## SOURCE MATERIAL
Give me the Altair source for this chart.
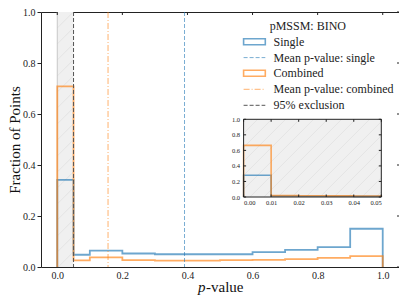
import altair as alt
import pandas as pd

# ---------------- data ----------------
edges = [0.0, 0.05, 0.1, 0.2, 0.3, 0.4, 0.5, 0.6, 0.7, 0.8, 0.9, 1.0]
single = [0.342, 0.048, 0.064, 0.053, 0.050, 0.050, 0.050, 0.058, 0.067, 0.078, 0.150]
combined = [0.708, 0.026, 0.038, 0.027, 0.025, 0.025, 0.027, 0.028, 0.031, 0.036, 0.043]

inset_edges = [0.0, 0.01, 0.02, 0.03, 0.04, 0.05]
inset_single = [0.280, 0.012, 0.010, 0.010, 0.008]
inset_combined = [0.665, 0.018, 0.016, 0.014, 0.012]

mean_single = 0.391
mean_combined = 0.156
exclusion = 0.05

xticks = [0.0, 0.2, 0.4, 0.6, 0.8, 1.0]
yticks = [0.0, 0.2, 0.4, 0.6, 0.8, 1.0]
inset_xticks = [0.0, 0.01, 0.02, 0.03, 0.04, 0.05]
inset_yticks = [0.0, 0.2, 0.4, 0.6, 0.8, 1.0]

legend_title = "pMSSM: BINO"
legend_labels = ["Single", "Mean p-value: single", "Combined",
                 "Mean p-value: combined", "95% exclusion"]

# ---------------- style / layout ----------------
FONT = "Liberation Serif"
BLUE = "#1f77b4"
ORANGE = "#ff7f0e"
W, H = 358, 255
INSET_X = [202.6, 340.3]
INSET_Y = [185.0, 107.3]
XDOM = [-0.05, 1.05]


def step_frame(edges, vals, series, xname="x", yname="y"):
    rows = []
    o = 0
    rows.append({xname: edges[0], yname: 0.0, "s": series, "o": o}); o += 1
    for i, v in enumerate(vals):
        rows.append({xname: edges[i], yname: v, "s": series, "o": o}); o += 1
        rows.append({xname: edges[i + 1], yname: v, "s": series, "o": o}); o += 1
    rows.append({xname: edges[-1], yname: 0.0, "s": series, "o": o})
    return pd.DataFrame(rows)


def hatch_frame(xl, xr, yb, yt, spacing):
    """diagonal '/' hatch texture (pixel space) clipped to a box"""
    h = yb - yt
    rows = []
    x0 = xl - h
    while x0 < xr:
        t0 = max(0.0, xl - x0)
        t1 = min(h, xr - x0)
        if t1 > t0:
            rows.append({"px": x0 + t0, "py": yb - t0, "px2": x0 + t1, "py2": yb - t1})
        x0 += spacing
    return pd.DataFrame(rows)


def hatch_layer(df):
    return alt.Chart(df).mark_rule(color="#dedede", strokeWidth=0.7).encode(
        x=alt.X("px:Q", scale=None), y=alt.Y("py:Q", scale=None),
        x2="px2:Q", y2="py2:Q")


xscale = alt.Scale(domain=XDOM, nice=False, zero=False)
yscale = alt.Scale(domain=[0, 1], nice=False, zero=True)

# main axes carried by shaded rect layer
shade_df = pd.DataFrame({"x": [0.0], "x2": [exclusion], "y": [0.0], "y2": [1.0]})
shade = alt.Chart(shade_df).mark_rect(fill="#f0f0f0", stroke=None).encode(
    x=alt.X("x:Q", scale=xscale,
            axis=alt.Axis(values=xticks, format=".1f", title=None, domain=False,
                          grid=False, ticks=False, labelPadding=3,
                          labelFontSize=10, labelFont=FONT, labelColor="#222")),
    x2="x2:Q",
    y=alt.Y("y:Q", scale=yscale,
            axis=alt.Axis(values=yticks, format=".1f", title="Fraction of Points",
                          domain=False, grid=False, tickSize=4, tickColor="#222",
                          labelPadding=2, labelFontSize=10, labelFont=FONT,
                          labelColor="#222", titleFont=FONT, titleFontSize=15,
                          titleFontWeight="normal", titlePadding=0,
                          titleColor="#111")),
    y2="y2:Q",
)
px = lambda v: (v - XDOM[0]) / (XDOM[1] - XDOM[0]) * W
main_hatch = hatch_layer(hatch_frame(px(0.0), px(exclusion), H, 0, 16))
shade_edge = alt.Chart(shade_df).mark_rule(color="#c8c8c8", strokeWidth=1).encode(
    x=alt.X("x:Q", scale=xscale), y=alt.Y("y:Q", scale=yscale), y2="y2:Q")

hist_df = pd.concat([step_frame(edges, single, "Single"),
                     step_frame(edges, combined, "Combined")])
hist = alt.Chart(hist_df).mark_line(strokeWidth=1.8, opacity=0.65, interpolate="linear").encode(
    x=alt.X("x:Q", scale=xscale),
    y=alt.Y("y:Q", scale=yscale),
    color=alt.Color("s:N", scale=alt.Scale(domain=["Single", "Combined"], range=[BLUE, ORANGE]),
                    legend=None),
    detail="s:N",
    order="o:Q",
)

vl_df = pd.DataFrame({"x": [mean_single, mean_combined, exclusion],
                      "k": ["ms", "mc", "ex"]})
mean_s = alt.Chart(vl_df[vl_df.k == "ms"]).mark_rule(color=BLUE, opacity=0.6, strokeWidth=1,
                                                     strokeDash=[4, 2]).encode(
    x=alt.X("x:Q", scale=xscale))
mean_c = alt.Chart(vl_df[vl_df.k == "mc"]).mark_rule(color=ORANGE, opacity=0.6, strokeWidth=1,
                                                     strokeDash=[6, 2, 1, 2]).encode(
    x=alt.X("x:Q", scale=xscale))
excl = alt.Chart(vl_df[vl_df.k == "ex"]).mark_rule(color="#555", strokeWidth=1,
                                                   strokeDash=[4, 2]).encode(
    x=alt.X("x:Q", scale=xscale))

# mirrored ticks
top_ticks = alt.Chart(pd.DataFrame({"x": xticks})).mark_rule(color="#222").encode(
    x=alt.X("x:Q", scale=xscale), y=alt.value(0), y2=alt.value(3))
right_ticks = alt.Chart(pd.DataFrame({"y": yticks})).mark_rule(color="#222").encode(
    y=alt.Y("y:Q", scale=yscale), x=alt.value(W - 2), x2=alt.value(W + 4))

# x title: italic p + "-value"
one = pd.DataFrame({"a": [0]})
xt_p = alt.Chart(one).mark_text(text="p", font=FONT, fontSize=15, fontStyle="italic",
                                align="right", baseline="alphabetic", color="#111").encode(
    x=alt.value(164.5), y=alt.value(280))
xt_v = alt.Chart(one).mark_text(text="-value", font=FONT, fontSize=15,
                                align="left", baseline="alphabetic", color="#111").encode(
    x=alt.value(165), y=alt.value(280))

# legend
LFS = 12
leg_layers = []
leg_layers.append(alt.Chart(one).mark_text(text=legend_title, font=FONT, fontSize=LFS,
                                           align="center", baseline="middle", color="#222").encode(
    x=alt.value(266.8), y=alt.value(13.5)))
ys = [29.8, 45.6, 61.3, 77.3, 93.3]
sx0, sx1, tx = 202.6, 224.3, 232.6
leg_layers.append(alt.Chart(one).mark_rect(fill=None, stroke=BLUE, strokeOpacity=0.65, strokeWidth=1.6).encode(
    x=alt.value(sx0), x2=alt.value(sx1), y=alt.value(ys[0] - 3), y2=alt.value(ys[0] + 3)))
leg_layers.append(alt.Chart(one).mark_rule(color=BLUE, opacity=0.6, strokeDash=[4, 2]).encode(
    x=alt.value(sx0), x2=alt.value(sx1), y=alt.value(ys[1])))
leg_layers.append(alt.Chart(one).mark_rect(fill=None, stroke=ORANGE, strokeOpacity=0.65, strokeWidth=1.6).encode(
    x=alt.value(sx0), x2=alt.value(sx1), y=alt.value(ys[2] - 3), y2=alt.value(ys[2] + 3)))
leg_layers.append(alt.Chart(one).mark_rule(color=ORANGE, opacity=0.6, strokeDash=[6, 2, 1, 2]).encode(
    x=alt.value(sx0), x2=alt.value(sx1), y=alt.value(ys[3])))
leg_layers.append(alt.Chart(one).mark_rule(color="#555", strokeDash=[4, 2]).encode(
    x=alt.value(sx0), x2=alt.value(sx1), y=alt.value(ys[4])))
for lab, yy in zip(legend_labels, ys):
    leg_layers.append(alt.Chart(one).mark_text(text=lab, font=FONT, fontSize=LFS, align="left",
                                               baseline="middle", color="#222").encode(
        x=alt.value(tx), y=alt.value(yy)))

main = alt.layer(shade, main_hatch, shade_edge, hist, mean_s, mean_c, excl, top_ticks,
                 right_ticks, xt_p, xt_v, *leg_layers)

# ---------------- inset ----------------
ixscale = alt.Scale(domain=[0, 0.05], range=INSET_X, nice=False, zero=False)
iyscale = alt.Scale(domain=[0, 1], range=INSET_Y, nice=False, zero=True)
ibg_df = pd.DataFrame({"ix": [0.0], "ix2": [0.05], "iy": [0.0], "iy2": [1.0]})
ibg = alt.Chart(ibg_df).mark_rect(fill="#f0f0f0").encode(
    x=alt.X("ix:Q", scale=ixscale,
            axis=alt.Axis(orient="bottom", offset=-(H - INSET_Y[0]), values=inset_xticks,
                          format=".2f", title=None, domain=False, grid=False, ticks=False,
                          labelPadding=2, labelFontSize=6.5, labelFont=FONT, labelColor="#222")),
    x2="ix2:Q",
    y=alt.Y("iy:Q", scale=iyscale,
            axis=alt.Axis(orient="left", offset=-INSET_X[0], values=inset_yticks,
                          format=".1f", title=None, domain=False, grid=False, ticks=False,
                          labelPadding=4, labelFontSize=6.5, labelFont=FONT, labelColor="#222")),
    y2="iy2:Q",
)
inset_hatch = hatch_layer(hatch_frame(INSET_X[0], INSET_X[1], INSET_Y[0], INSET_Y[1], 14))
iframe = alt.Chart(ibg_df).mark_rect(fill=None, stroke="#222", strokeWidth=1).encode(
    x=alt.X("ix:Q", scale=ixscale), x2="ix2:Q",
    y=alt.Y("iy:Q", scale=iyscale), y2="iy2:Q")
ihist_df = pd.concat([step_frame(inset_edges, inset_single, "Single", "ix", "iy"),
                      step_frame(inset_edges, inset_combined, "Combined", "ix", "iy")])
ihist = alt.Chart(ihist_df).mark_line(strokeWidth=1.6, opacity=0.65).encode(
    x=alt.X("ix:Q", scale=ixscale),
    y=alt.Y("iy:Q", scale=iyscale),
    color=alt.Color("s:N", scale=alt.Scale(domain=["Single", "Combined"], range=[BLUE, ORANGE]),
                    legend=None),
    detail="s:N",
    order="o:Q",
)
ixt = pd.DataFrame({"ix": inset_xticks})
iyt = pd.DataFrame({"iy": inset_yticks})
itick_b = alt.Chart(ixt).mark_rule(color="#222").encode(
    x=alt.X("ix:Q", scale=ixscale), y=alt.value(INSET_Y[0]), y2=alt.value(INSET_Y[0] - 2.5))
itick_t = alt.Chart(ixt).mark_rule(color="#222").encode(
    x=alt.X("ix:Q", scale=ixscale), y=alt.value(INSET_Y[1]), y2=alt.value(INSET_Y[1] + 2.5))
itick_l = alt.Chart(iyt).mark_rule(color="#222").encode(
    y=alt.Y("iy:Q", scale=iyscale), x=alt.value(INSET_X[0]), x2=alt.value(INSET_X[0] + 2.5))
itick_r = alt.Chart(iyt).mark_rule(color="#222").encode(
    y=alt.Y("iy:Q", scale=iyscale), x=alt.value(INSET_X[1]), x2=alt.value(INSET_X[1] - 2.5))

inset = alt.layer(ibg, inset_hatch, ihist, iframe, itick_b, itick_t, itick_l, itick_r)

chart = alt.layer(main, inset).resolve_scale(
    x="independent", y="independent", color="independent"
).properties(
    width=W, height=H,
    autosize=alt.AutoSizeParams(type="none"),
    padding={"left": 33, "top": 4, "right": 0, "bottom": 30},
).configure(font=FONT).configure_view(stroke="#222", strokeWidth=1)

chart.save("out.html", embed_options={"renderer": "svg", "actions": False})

## YOUR GOAL
Repeat the lines above, starting at the first and stopping after the line that holds "XDOM = [-0.05, 1.05]", with the pictures left out.

## REPLY
Give me the Altair source for this chart.
import altair as alt
import pandas as pd

# ---------------- data ----------------
edges = [0.0, 0.05, 0.1, 0.2, 0.3, 0.4, 0.5, 0.6, 0.7, 0.8, 0.9, 1.0]
single = [0.342, 0.048, 0.064, 0.053, 0.050, 0.050, 0.050, 0.058, 0.067, 0.078, 0.150]
combined = [0.708, 0.026, 0.038, 0.027, 0.025, 0.025, 0.027, 0.028, 0.031, 0.036, 0.043]

inset_edges = [0.0, 0.01, 0.02, 0.03, 0.04, 0.05]
inset_single = [0.280, 0.012, 0.010, 0.010, 0.008]
inset_combined = [0.665, 0.018, 0.016, 0.014, 0.012]

mean_single = 0.391
mean_combined = 0.156
exclusion = 0.05

xticks = [0.0, 0.2, 0.4, 0.6, 0.8, 1.0]
yticks = [0.0, 0.2, 0.4, 0.6, 0.8, 1.0]
inset_xticks = [0.0, 0.01, 0.02, 0.03, 0.04, 0.05]
inset_yticks = [0.0, 0.2, 0.4, 0.6, 0.8, 1.0]

legend_title = "pMSSM: BINO"
legend_labels = ["Single", "Mean p-value: single", "Combined",
                 "Mean p-value: combined", "95% exclusion"]

# ---------------- style / layout ----------------
FONT = "Liberation Serif"
BLUE = "#1f77b4"
ORANGE = "#ff7f0e"
W, H = 358, 255
INSET_X = [202.6, 340.3]
INSET_Y = [185.0, 107.3]
XDOM = [-0.05, 1.05]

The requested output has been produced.